Abandon de poste, le décret d’application est paru

La loi n°2022-1598 du 21 décembre 2022 portant mesures d’urgence relatives au fonctionnement du marché du travail, inclut notamment un nouvel article L.1237-1-1 qui prévoit qu’un salarié qui abandonne son poste et ne reprend pas le travail dans le délai fixé par l’employeur, après avoir été mis en demeure de justifier son absence et de reprendre son poste, par lettre recommandée ou par lettre remise en main propre contre décharge, est présumé avoir démissionné à l’expiration de ce délai. 

Le décret n°2023-275 du 17 avril 2023 précise les modalités d’application de cette présomption. 

Le texte prévoit que le délai fixé par l’employeur ne peut être inférieur à 15 jours après la notification de la mise en demeure. 

Par ailleurs, le décret précise que le salarié peut se prévaloir d’un motif légitime et faire obstacle à la présomption de démission, comme notamment des raisons médicales, l’exercice du droit de retrait (article L. 4131-1), l’exercice du droit de grève (article L. 2511-1), le refus (du salarié) d’exécuter une instruction contraire à une réglementation ou la modification du contrat de travail à l’initiative de l’employeur. Il doit alors indiquer le motif qu’il invoque dans la réponse à la mise en demeure de l’employeur. 

C’est donc une présomption simple et la charge de la preuve pèse alors sur le salarié. 

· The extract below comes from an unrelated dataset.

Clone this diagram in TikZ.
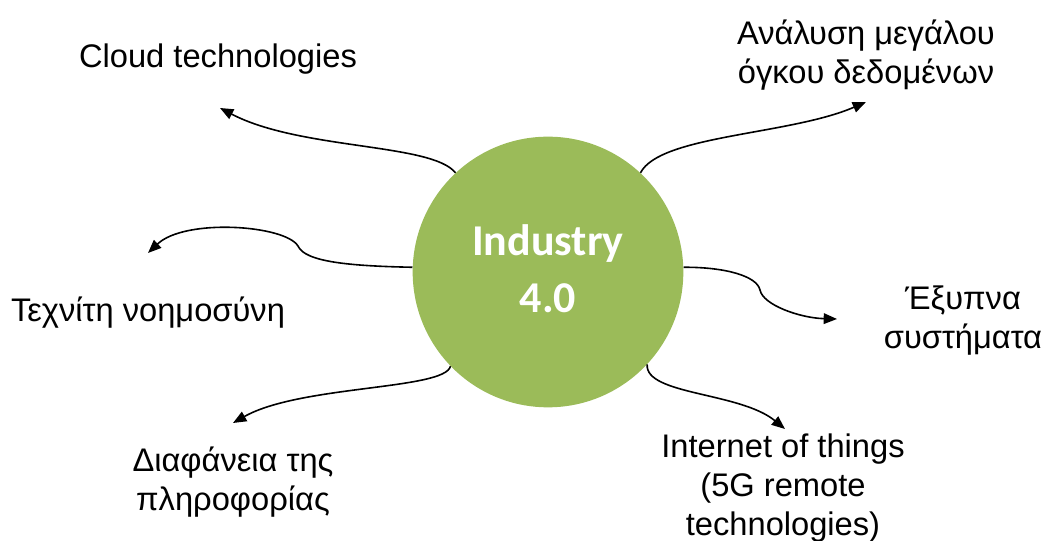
\documentclass[tikz,border=0pt]{standalone}
\usepackage{fontspec}
\setmainfont{Liberation Sans}
\newfontfamily\hubfont{Carlito}
\usepackage{xcolor}
\definecolor{hubgreen}{HTML}{9BBB59}
\usetikzlibrary{arrows.meta}

\begin{document}
\begin{tikzpicture}[x=0.75pt, y=-0.75pt,
  hub/.style={circle, fill=hubgreen, minimum size=203pt, inner sep=0pt},
  hubtext/.style={text=white, align=center, inner sep=0pt, font=\hubfont\bfseries\fontsize{33}{42.75}\selectfont},
  topic/.style={align=center, inner sep=0pt, font=\fontsize{24.5}{29.25}\selectfont},
  link/.style={-{Triangle[length=10pt, width=8pt]}, line width=1.2pt}]
\useasboundingbox (0,0) rectangle (1047,541);

\node[hub] (hub) at (548,272) {};
\node[hubtext] (title) at (548,269) {Industry\\4.0};

\node[topic] (cloud) at (218,59.5) {Cloud technologies};
\node[topic] (bigdata) at (866,55) {Ανάλυση μεγάλου\\όγκου δεδομένων};
\node[topic] (ai) at (148,313) {Τεχνίτη νοημοσύνη};
\node[topic] (smart) at (963,321) {Έξυπνα\\συστήματα};
\node[topic] (trans) at (233,482) {Διαφάνεια της\\πληροφορίας};
\node[topic] (iot) at (783,488) {Internet of things\\(5G remote\\technologies)};

\coordinate (cloud-in) at (220,108);
\coordinate (bigdata-in) at (866,102);
\coordinate (ai-in) at (148,253);
\coordinate (smart-in) at (837,319);
\coordinate (trans-in) at (233,423);
\coordinate (iot-in) at (785,429);

\draw[link] (hub.133) .. controls (432,143) and (300,150) .. (cloud-in);
\draw[link] (hub.47) .. controls (660,135) and (790,135) .. (bigdata-in);
\draw[link] (hub.178) .. controls (350,266) and (305,262) .. (298,246)
  .. controls (285,225) and (185,218) .. (ai-in);
\draw[link] (hub.2) .. controls (725,267) and (757,276) .. (760,290)
  .. controls (763,305) and (800,318) .. (smart-in);
\draw[link] (hub.224) .. controls (445,390) and (300,385) .. (trans-in);
\draw[link] (hub.317) .. controls (645,395) and (740,392) .. (iot-in);
\end{tikzpicture}
\end{document}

En cas de contentieux, l’article L.1237-1-1 du code du travail prévoit une procédure accélérée comme en matière de prise d’acte ou de résiliation judiciaire : le salarié peut saisir directement le bureau de jugement du conseil de prud’hommes, qui dispose (en principe) d’un mois pour statuer.

Dès lors que le demandeur pourra prouver un motif légitime à son absence (et la liste donnée par le décret n’est pas exhaustive), la rupture du contrat emportera les effets d’un licenciement sans cause réelle et sérieuse).

L’action du salarié devrait être prescrite dans les 12 mois de la rupture effective, donc passé le délai donné au salarié par l’employeur pour répondre à la mise en demeure, comme pour les actions en contestation d’une démission. 

Toutefois, il n’y a pas de certitude absolue sur le point de départ de cette action. En effet, si le salarié invoque une modification de son contrat de travail ou un manquement de l’employeur à ses obligations, le délai de prescription ne pourrait-il pas alors être celui de deux ans, relatif à l’exécution du contrat de travail ? 

Enfin, selon le ministère du travail (cf. Questions-Réponses publié le 18 avril dernier), la procédure de licenciement pour absence injustifiée n’est plus possible : « si l’employeur désire mettre fin à la relation de travail avec le salarié qui a abandonné son poste, il doit mettre en œuvre la procédure de mise en demeure et de présomption de démission. Il n’a plus vocation à engager une procédure de licenciement pour faute. »

Il appartiendra à la jurisprudence de se prononcer sur ce point. Toutefois, il y a lieu de s’interroger sur le risque de contentieux en cas de licenciement pour abandon de poste : un salarié qui abandonne son poste sans motif légitime aura tout intérêt à être licencié et… allocataire de pôle emploi.